Danilack has since learned that Mishra has been telling other competent authorities around the world that he arranged a framework with the United States on the basis of those agreements and that all the India-U.S. MAP cases were being resolved on the basis of those numbers. "I'm hearing this from other competent authorities, who are quite surprised when I say, 'No, we haven't established a framework with India,'" he said.
"And so this is a very complex problem that we have," Danilack said. "And in light of all these things I'm mentioning, when I hear companies express an interest in going to an APA with India and resolving bilaterally, with essentially just a different tool, my question is why should we believe that the policies that are being advanced in the context of MAP will be any different in an APA context?"
Is a Mandatory Arbitration Clause a Solution?
Introducing a mandatory arbitration clause in the India-U.S. tax treaty wouldn't solve the problem, Danilack said. He explained that many countries -- including the United States and Japan -- initially opposed the idea of resolving MAP cases through arbitration. "But you change your view on arbitration when you feel that you have your MAP program in order," he said.

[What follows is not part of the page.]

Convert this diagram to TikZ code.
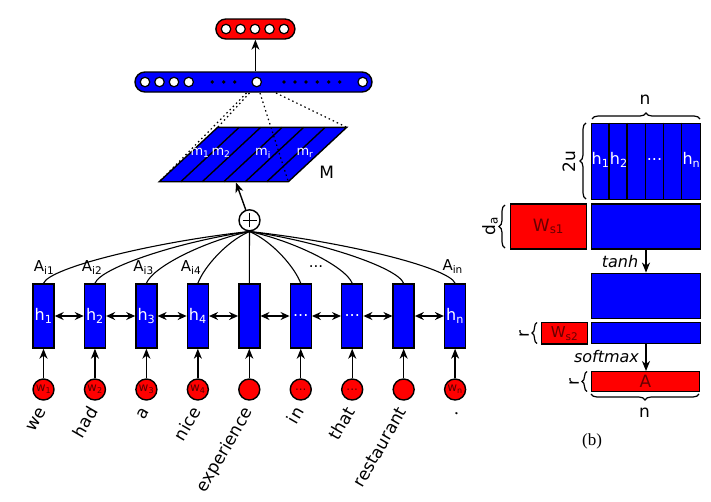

Danilack said the competent authority relationship between the United States and Canada has improved dramatically over the last couple of years, adding that the inclusion of mandatory arbitration in the 2007 protocol to the Canada-U.S. treaty isn't the only reason for that improvement. "Arbitration is part of it," he said. "It's affected the dynamic between us, but there's much more. We have had a very good relationship develop with Canada where we are now working on the whole equation. So let's not look to arbitration as the solution in India."
Danilack clearly is frustrated. Since have a working treaty with an important treaty partner is essential, perhaps Treasury officials can meet with their counterparts and show the Indian authorities how the treaty is supposed to work and how multi-jurisdictional problems need a process capable of rational rules and process.